Thursday, August 24, 2006

Bush's legacy.

Mario Loyola:
[R]ecall the presidents this country has known (and will know) who were obsessed with their own popularity. Think of the many times Bill Clinton allowed polling data and political advisers to shape military strategy. Imagine how horrifying it would be right now to have a John Kerry or Al Gore as president — no clear statements of policy, military decisions transparently shaped by "how it's going to look", a White House that smells to high heaven of vacillation, weakness, and even corruption. Imagine all of this for a second . . ..

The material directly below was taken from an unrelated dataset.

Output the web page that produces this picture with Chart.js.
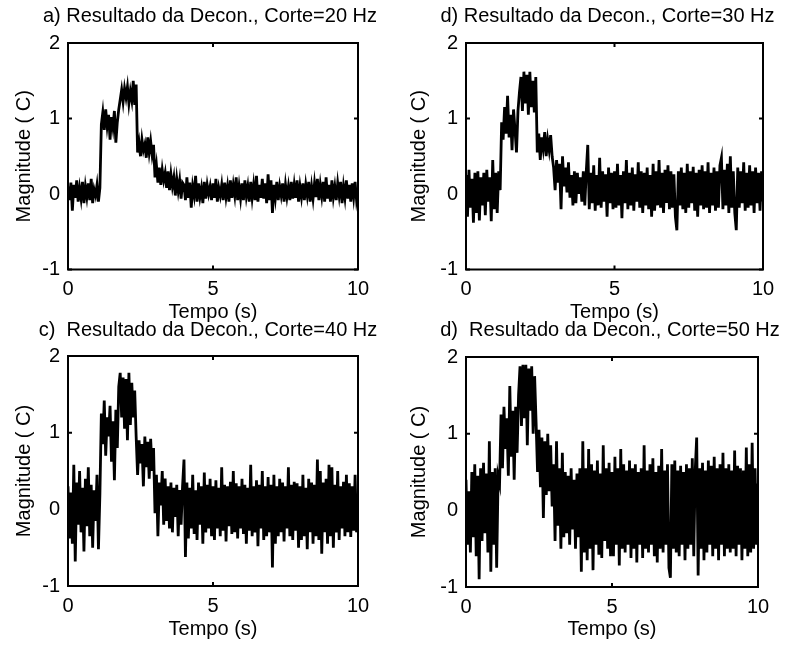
<!DOCTYPE html>
<html>
<head>
<meta charset="utf-8">
<script src="https://cdn.jsdelivr.net/npm/chart.js@4.4.1/dist/chart.umd.min.js"></script>
<style>
  html, body { margin: 0; padding: 0; background: #fff; overflow: hidden; }
  body { width: 791px; height: 648px; position: relative; }
  canvas { position: absolute; }
</style>
</head>
<body>
<canvas id="g20" width="420" height="324" style="left:0px;top:0px"></canvas>
<canvas id="g30" width="405" height="324" style="left:405px;top:0px"></canvas>
<canvas id="g40" width="416" height="331" style="left:0px;top:310px"></canvas>
<canvas id="g50" width="410" height="331" style="left:405px;top:310px"></canvas>
<script>
// eixos
const ticksX = [0, 5, 10];
const ticksY = [-1, 0, 1, 2];
const tituloX = 'Tempo (s)';
const tituloY = 'Magnitude ( C)';

const titulos = [
    'a) Resultado da Decon., Corte=20 Hz',
    'd) Resultado da Decon., Corte=30 Hz',
    'c)  Resultado da Decon., Corte=40 Hz',
    'd)  Resultado da Decon., Corte=50 Hz'
];

// sinais deconvoluidos, amostras de 0 a 10 s
const sinal20 = [
    0.10,-0.08,0.15,-0.22,0.12,-0.05,0.18,-0.10,0.08,-0.06,0.16,-0.12,0.10,-0.04,0.14,-0.08,0.20,-0.12,0.06,-0.02,
    0.12,-0.10,0.08,0.92,1.08,0.85,1.12,0.90,1.05,0.72,1.02,0.88,1.10,0.68,0.95,1.12,1.25,1.38,1.22,1.40,
    1.28,1.42,1.20,1.36,1.24,1.50,1.18,1.45,0.55,0.68,0.50,0.72,0.58,0.66,0.48,0.75,0.55,0.70,0.52,0.65,
    0.22,0.38,0.15,0.35,0.12,0.32,0.18,0.28,0.08,0.30,0.05,0.26,0.10,0.22,-0.02,0.20,0.04,0.18,-0.06,0.15,
    0.12,-0.08,0.22,-0.05,0.15,-0.18,0.10,-0.02,0.24,-0.10,0.14,-0.04,0.08,-0.12,0.16,-0.06,0.12,0.00,0.10,-0.08,
    0.14,-0.05,0.20,-0.10,0.08,-0.02,0.12,-0.08,0.15,-0.04,0.10,-0.10,0.18,-0.05,0.12,-0.02,0.22,-0.08,0.10,-0.06,
    0.14,-0.08,0.18,-0.03,0.10,-0.10,0.16,-0.05,0.12,-0.08,0.24,-0.10,0.12,-0.05,0.20,-0.06,0.14,-0.12,0.26,-0.08,
    0.18,-0.25,0.12,-0.05,0.16,-0.08,0.10,-0.02,0.14,-0.10,0.12,-0.04,0.10,-0.08,0.16,-0.06,0.12,-0.05,0.18,-0.10,
    0.10,-0.04,0.14,-0.08,0.12,-0.02,0.16,-0.10,0.10,-0.06,0.14,-0.04,0.20,-0.08,0.12,-0.03,0.16,-0.10,0.22,-0.06,
    0.12,-0.10,0.18,-0.04,0.10,-0.08,0.14,-0.02,0.16,-0.12,0.10,-0.05,0.18,-0.06,0.12,-0.10,0.14,-0.04,0.16,-0.08,
    0.04
];

const sinal30 = [
    0.25,-0.30,0.32,-0.18,0.20,-0.38,0.28,-0.25,0.30,-0.35,0.22,-0.15,0.28,-0.28,0.32,-0.10,0.22,-0.36,0.45,-0.20,
    0.28,-0.25,0.30,0.05,0.95,0.72,1.15,0.80,1.30,0.75,1.05,0.58,1.12,0.85,0.55,1.10,1.35,1.55,1.10,1.62,
    1.20,1.58,1.05,1.62,1.15,1.50,1.08,1.55,0.55,0.80,0.45,0.75,0.60,0.82,0.50,0.72,0.58,0.78,0.50,0.35,
    0.05,0.45,0.15,0.40,-0.20,0.50,0.10,0.35,0.02,0.42,-0.05,0.25,-0.15,0.30,-0.12,0.28,0.00,0.22,-0.10,0.30,
    -0.15,0.30,0.65,-0.20,0.28,-0.12,0.38,-0.22,0.25,-0.15,0.48,-0.18,0.30,-0.10,0.26,-0.30,0.35,-0.12,0.28,-0.20,
    0.30,-0.18,0.40,-0.15,0.25,-0.32,0.30,-0.12,0.45,-0.20,0.28,-0.15,0.35,-0.22,0.26,-0.10,0.42,-0.18,0.30,-0.25,
    0.28,-0.15,0.35,-0.20,0.25,-0.30,0.40,-0.22,0.30,-0.15,0.45,-0.18,0.28,-0.25,0.32,-0.12,0.38,-0.20,0.30,-0.18,
    0.26,-0.30,-0.48,0.30,-0.15,0.35,-0.20,0.28,-0.25,0.40,-0.18,0.30,-0.12,0.36,-0.22,0.28,-0.30,0.32,-0.15,0.38,
    -0.20,0.30,-0.18,0.42,-0.25,0.28,-0.15,0.35,-0.22,0.30,-0.18,0.38,0.48,-0.20,0.32,-0.15,0.40,-0.25,0.50,-0.18,
    0.30,-0.25,-0.48,0.35,-0.18,0.30,-0.12,0.42,-0.22,0.28,-0.18,0.38,-0.15,0.30,-0.25,0.35,-0.12,0.28,-0.22,0.30,
    -0.10
];

const sinal40 = [
    0.30,-0.38,0.22,-0.45,0.58,-0.68,0.35,-0.20,0.50,-0.30,0.28,-0.55,0.40,-0.22,0.55,-0.35,0.32,-0.50,0.25,-0.15,
    0.45,-0.52,0.20,1.25,0.85,1.42,0.70,1.20,0.95,1.35,0.62,1.15,0.38,1.30,0.80,1.60,1.78,1.20,1.72,1.05,
    1.70,0.90,1.78,1.10,1.65,1.20,1.55,0.95,0.45,0.90,0.60,0.85,0.30,0.95,0.55,0.88,0.40,0.92,0.50,0.80,
    -0.05,0.45,-0.35,0.35,0.05,0.50,-0.20,0.40,-0.15,0.30,-0.25,0.35,-0.30,0.28,-0.10,0.32,-0.35,0.25,-0.20,0.30,
    0.65,-0.62,0.35,-0.38,0.28,-0.25,0.45,-0.32,0.25,-0.40,0.35,-0.20,0.30,-0.45,0.48,-0.30,0.32,-0.25,0.40,-0.35,
    0.30,-0.40,0.38,-0.25,0.28,-0.35,0.55,-0.28,0.32,-0.42,0.30,-0.22,0.36,-0.32,0.50,-0.30,0.34,-0.38,0.30,-0.25,
    0.40,-0.32,0.32,-0.45,0.28,-0.28,0.58,-0.35,0.30,-0.30,0.38,-0.48,0.32,-0.25,0.50,-0.40,0.30,-0.35,0.42,-0.30,
    0.32,-0.76,0.45,-0.45,0.30,-0.35,0.40,-0.30,0.35,-0.42,0.30,-0.25,0.55,-0.35,0.32,-0.40,0.36,-0.28,0.34,-0.50,
    0.30,-0.40,0.45,-0.35,0.28,-0.52,0.40,-0.30,0.35,-0.45,0.32,-0.35,0.65,-0.40,0.50,-0.58,0.35,-0.30,0.40,-0.45,
    0.58,-0.35,0.55,-0.50,0.32,-0.30,0.50,-0.40,0.30,-0.25,0.36,-0.35,0.45,-0.30,0.34,-0.36,0.30,-0.28,0.45,-0.30,
    0.05
];

const sinal50 = [
    0.40,-0.45,0.25,-0.55,0.50,-0.35,0.60,-0.60,0.45,-0.90,0.55,-0.40,0.62,-0.30,0.48,-0.55,0.90,-0.80,0.50,-0.45,
    0.55,-0.75,0.45,0.35,1.25,0.55,1.35,0.80,1.20,0.45,1.62,0.70,1.30,0.40,1.35,0.75,1.50,1.88,1.10,1.90,
    1.20,1.90,0.85,1.85,1.30,1.88,1.00,1.75,1.15,0.50,1.05,0.30,0.95,-0.10,0.90,0.20,1.00,0.25,0.85,0.05,
    0.60,-0.40,0.90,-0.20,0.55,-0.50,0.75,-0.35,0.50,-0.30,0.45,-0.45,0.55,-0.25,0.40,-0.50,0.48,-0.35,0.55,-0.80,
    0.90,-0.55,0.55,-0.65,0.80,-0.50,0.60,-0.78,0.52,-0.45,0.65,-0.58,0.48,-0.62,0.85,-0.40,0.55,-0.50,0.62,-0.60,
    0.50,-0.60,0.70,-0.45,0.55,-0.72,0.80,-0.50,0.60,-0.55,0.52,-0.45,0.65,-0.62,0.55,-0.50,0.60,-0.68,0.50,-0.45,
    0.55,-0.62,0.85,-0.50,0.52,-0.55,0.60,-0.45,0.68,-0.60,0.50,-0.68,0.58,-0.50,0.80,-0.55,0.52,-0.45,0.60,-0.75,
    -0.88,0.60,-0.50,0.65,-0.55,0.52,-0.60,0.58,-0.45,0.50,-0.65,0.60,-0.50,0.55,-0.45,0.68,-0.60,0.52,0.95,-0.85,
    0.55,-0.50,0.62,-0.65,0.52,-0.55,0.65,-0.45,0.58,-0.60,0.70,-0.50,0.55,-0.65,0.60,-0.45,0.75,-0.60,0.55,-0.50,
    0.60,-0.55,0.52,-0.50,0.78,-0.60,0.58,-0.45,0.55,-0.65,0.52,-0.50,0.82,-0.60,0.60,-0.55,0.88,-0.50,0.55,-0.45,
    0.35
];

Chart.defaults.font.family = "'Liberation Sans', Arial, sans-serif";
Chart.defaults.font.size = 20;
Chart.defaults.color = '#000';

// caixa do eixo com marcas para dentro (estilo MATLAB)
const moldura = {
    id: 'moldura',
    afterDatasetsDraw(chart) {
        const { ctx, chartArea: a, scales: { x, y } } = chart;
        ctx.save();
        ctx.strokeStyle = '#000';
        ctx.lineWidth = 2;
        ctx.strokeRect(a.left, a.top, a.right - a.left, a.bottom - a.top);
        ctx.beginPath();
        ticksX.forEach(v => {
            const px = x.getPixelForValue(v);
            ctx.moveTo(px, a.bottom); ctx.lineTo(px, a.bottom - 4);
            ctx.moveTo(px, a.top); ctx.lineTo(px, a.top + 4);
        });
        ticksY.forEach(v => {
            const py = y.getPixelForValue(v);
            ctx.moveTo(a.left, py); ctx.lineTo(a.left + 4, py);
            ctx.moveTo(a.right, py); ctx.lineTo(a.right - 4, py);
        });
        ctx.stroke();
        ctx.restore();
    }
};

// medidas de cada painel: largura do eixo y, espaco a direita, titulo, altura do eixo x
const paineis = [
    { id: 'g20', serie: sinal20, titulo: titulos[0], ladoY: 68, ladoDir: 62, tTop: 4, tBot: 15, altX: 54.5, padY: 12 },
    { id: 'g30', serie: sinal30, titulo: titulos[1], ladoY: 61, ladoDir: 47, tTop: 4, tBot: 15, altX: 54.5, padY: 2 },
    { id: 'g40', serie: sinal40, titulo: titulos[2], ladoY: 68, ladoDir: 58, tTop: 8, tBot: 14, altX: 55, padY: 12 },
    { id: 'g50', serie: sinal50, titulo: titulos[3], ladoY: 61, ladoDir: 57, tTop: 8, tBot: 15, altX: 54, padY: 2 }
];

function criarGrafico(p) {
    const ctx = document.getElementById(p.id).getContext('2d');
    const passo = 10 / (p.serie.length - 1);
    const pontos = p.serie.map((v, i) => ({ x: i * passo, y: v }));
    return new Chart(ctx, {
        type: 'line',
        data: {
            datasets: [{
                data: pontos,
                borderColor: '#000',
                borderWidth: 2.8,
                pointRadius: 0,
                tension: 0,
                fill: false
            }]
        },
        options: {
            animation: false,
            responsive: false,
            layout: { padding: 0 },
            plugins: {
                legend: { display: false },
                tooltip: { enabled: false },
                title: {
                    display: true,
                    text: p.titulo,
                    color: '#000',
                    font: { size: 20, weight: 'normal' },
                    padding: { top: p.tTop, bottom: p.tBot }
                }
            },
            scales: {
                x: {
                    type: 'linear',
                    min: 0, max: 10,
                    afterBuildTicks: s => { s.ticks = ticksX.map(v => ({ value: v })); },
                    afterFit: s => { s.height = p.altX; },
                    ticks: { padding: 8, maxRotation: 0 },
                    grid: { display: false, drawTicks: false },
                    border: { display: false },
                    title: { display: true, text: tituloX, padding: 0 }
                },
                y: {
                    min: -1, max: 2,
                    afterBuildTicks: s => { s.ticks = ticksY.map(v => ({ value: v })); },
                    afterFit: s => { s.width = p.ladoY; },
                    ticks: { padding: 8 },
                    grid: { display: false, drawTicks: false },
                    border: { display: false },
                    title: { display: true, text: tituloY, padding: { top: p.padY, bottom: 0 } }
                },
                y2: {
                    position: 'right',
                    afterFit: s => { s.width = p.ladoDir; },
                    ticks: { display: false },
                    grid: { display: false, drawTicks: false },
                    border: { display: false }
                }
            }
        },
        plugins: [moldura]
    });
}

paineis.forEach(criarGrafico);
</script>
</body>
</html>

Bush has virtually never in his political career made a decision that he didn't think was the right thing to do and the right way to do it. Conservatives who are piling on the anti-Bush bandwagon should consider that this trait—which makes the Bush family historically great—is a historical rarity to be treasured.
We're used to kicking our presidents around. Lincoln was widely reviled until he was murdered, when people began to remember what he had accomplished, and he became a martyr. Despite the conventional wisdome that Bush is a liar and a moron, history will be far kinder to him than to Clinton, because history looks at character, not the next election. It will be seen that this war was declared in the early '90s, but we did not begin to fight back until 9/11, and that when we did, the Democrats first approved the war, but then changed their minds and reverted to the anti-war lunacy of the late '60s and early '70s, harassing and denouncing the President for the next 8 years, with the help of liberal judges and the vast majority of the media.

I can't agree that the the Bush family has been great, but W. has made tough decisions and stuck by them when his father started grandly but allowed Saddam to remain in place, because he believed in the New World Order and trusted the U.N.